June 1907 – “Yesterday of Captain George Gilbert Traherne, late Royal Artillery, younger son of Captain L. E. Traherne, late 60th Rifles, of Coedarhydyglyn. Glamorganshire, and Miss Elsie Juliette Fox, youngest daughter of the late Mr. George Fox, of Elmhurst Hall.”

Sir Cennydd George Traherne K.G., G.C.St.J., T.D., M.A., J.P
14 December 1910 - 26 January 1995
Roll No. 1561

The son of Llewellym Traherne, Cennydd was born on 14 December 1910 at Coedarhydyglyn, near Cardiff. He was educated at Wellington and Brasenose College, Oxford and trained as a barrister. In 1934 he married Olivera Rowena Binney. 

Cennydd served with the Royal Artillery and in 1942 was seconded to the military police. Later he was Deputy Assistant Provost Marshal in the 2nd Army and was early into France on D-Day. 

Unsuccessfully standing as a Tory candidate for Pontypridd in the 1945 elections, he was the Commissioner for South Wales Scouts and Chairman of the Cardiff Branch of St John’s Ambulance. 

He was made a Freeman on 17 May 1935 and a Trustee of the Town Trust in 1955. 

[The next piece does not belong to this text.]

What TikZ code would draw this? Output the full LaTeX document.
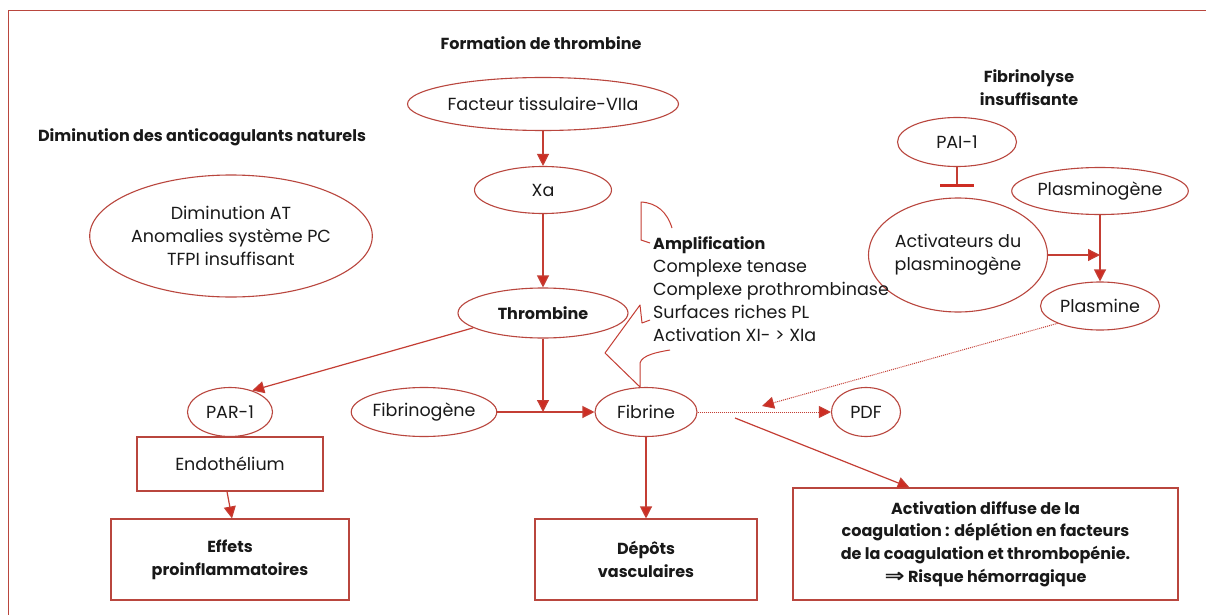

He was a Knight of the Garter (1970) and was Lord Lieutenant of Glamorgan from 1952 until 1974 when, in a unique appointment for Wales, he became Lord Lieutenant of the three counties of South, Mid and West Glamorgan with a Lieutenant serving under him for each county. He eventually retired from the post in 1985. Sir Cennydd died on 26 January 1995.